(749f) Tuning the Mechanisms of Cellulose Pyrolysis Via Novel Reactor Design

High temperature cellulose pyrolysis is an important part of converting lignocellulosic biomass to bio-oils and biofuels. Cellulose is known to react through a short-lived (10-100 ms) liquid intermediate during pyrolysis^[1], which determines the product distribution in cellulose pyrolysis. Predicting the composition of the bio-oil product is necessary to improve pyrolysis economics. Therefore, our work focuses on identifying the crucial mechanisms of cellulose pyrolysis.^[2-4] Using a novel reactor design, we find that levoglucosan undergoes secondary reactions within the liquid intermediate to form pyrans, anhydrosugars, and light (C₂-C₃) oxygenates. The mechanisms of these reactions are unknown; however, we have shown the relationship between levoglucosan decomposition and hydrogen transfer within the liquid intermediate by using deuterated carbohydrates.^[5] It is likely that hydrogen serves as a Brønsted catalyst for the decomposition of levoglucosan within molten cellulose.

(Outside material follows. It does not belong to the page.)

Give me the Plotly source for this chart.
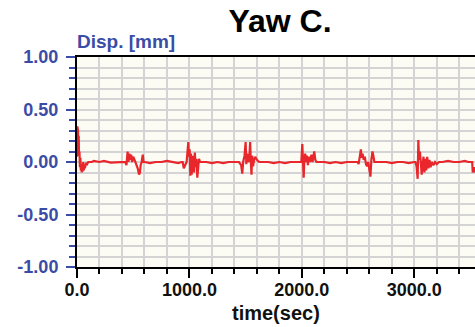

Additionally, we utilize a novel thin-film pyrolysis reactor technique to investigate the effect of temperature on kinetically-limited, isothermal cellulose pyrolysis yields over a range of reaction temperatures (350 - 550 °C).^[6] We observed that the total yield of furanic compounds remains constant over this range of temperatures. While the five-membered furan ring remains intact, oxygen functional groups (i.e. the aldehyde in hydroxymethylfurfural) are cleaved at higher temperatures to form deoxygenated furans (such as furan and methyl furan). The presence of these aldehyde groups in bio-oil leads to polymerization, which makes bio-oil unstable at storage conditions^[7]. We promoted this chemistry by impregnating cellulose with a carbon-supported metal catalyst to reduce the aldehyde content of bio-oil while maintaining the overall bio-oil yield.

References

1. Dauenhauer, P. J.; Colby, J. L.; Balonek, C. M.; Suszynski, W. J.; Schmidt, L. D., Reactive boiling of cellulose for integrated catalysis through an intermediate liquid. Green Chemistry 2009, 11, (10), 1555-1561.

2. Mettler, M. S.; Paulsen, A. D.; Vlachos, D. G.; Dauenhauer, P. J., The chain length effect in pyrolysis: bridging the gap between glucose and cellulose. Green Chemistry 2012, 14, 1284-1288.

3. Mettler, M. S.; Mushrif, S. H.; Paulsen, A. D.; Javadekar, A. D.; Vlachos, D. G.; Dauenhauer, P. J., Revealing pyrolysis chemistry for biofuels production: Conversion of cellulose to furans and small oxygenates. Energy & Environmental Science 2012, 5, (1), 5414-5424.

4. Paulsen, A. D., Hough, B. R., Williams, C. L., Teixeira, A. R., Schwartz, D. T., Pfaendtner, J., & Dauenhauer, P. J., Fast Pyrolysis of Wood for Biofuels: Spatiotemporally Resolved Diffuse Reflectance In situ Spectroscopy of Particles. ChemSusChem 2014, 7, (3), 765-776.

5. Mettler, M. S.; Paulsen, A. D.; Vlachos, D. G.; Dauenhauer, P. J., Pyrolytic conversion of cellulose to fuels: levoglucosan deoxygenation via elimination and cyclization within molten biomass. Energy & Environmental Science 2012.

6. Paulsen, A. D., Mettler, M. S., Vlachos, D. G., & Dauenhauer, P. J., The Role of Sample Dimension and Temperature in Cellulose Pyrolysis. Energy & Fuels 2013.

7. A.D. Paulsen, D.G. Vlachos, P.J. Dauenhauer, "Tuning Cellulose Pyrolysis Chemistry: Selective Decarbonylation via Catalyst-Impregnated Pyrolysis," M.S. Mettler, Catalysis Science & Technology 2014, 4, 3822-3825.